All of those other parts of the hobby are nothing without us collectors.

Does that make them parasites?  Are they exploiting us?  Given the individuals involved are honest, and most are, absolutely not.  (Fraud, on the other hand is always bad.)  You see, we collectors would be almost nothing without them.  We could still collect, but we would be doing it from circulation, with no dealers.  Our collections would be pathetic.  We’d all be at the level of the kid with his coin folder–except we wouldn’t even have the folder, so we’d be wondering what years have “S” mint marks and what ones don’t.  (And if by chance we actually did stumble on something rare, we’d never know it.)  We’d have no idea what was out there, without the books–so the good news, I suppose, would be we’d have no idea how pathetic our collections were.  So yes we need the dealers and writers and publishers almost as badly as they need us.  And third party grading and certification is quite useful (yes! Though we sure like to gripe about them).  And auctions are, bar none, the best way to get your money out of your expensive and eclectic items when that time comes and your collection needs to be offloaded.

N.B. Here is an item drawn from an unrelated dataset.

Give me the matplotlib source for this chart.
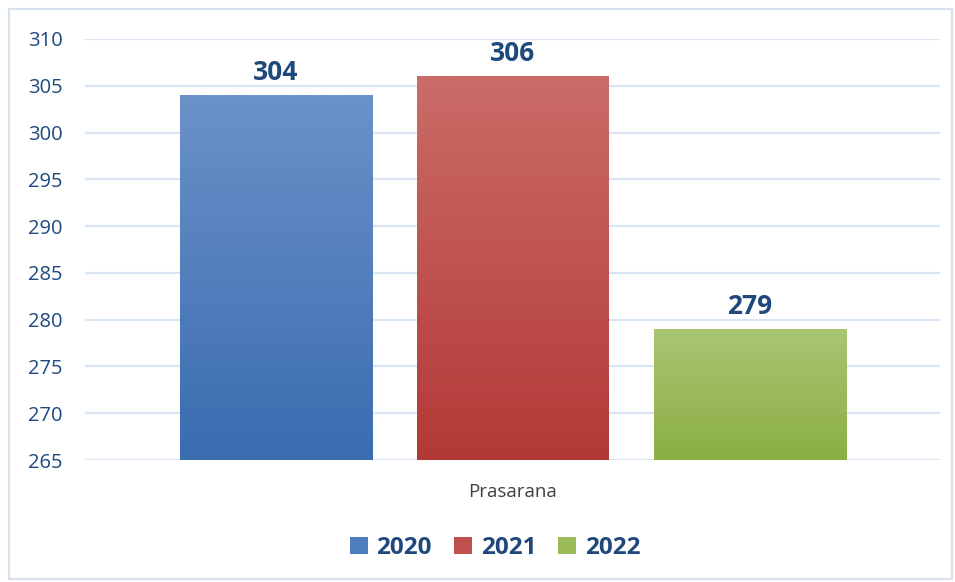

All these people make money off of us, but they are worth it.  Of course they are; if they weren’t would we spend our money on them instead of the next coin?  If we woke up one day and decided (for example) “you know these third party grading services are utterly worthless, that coin isn’t worth any more in the slab than out of it,” then suddenly the sounds of cracking slabs would reverberate across the land.  And that would be the end of them–slabs and graders both.  (Of course the fact that the slab really does add value does not mean you should buy the slabbed coin for its label!)

But it must be remembered that even though these individuals greatly enhance our enjoyment of the hobby, we collectors are the core.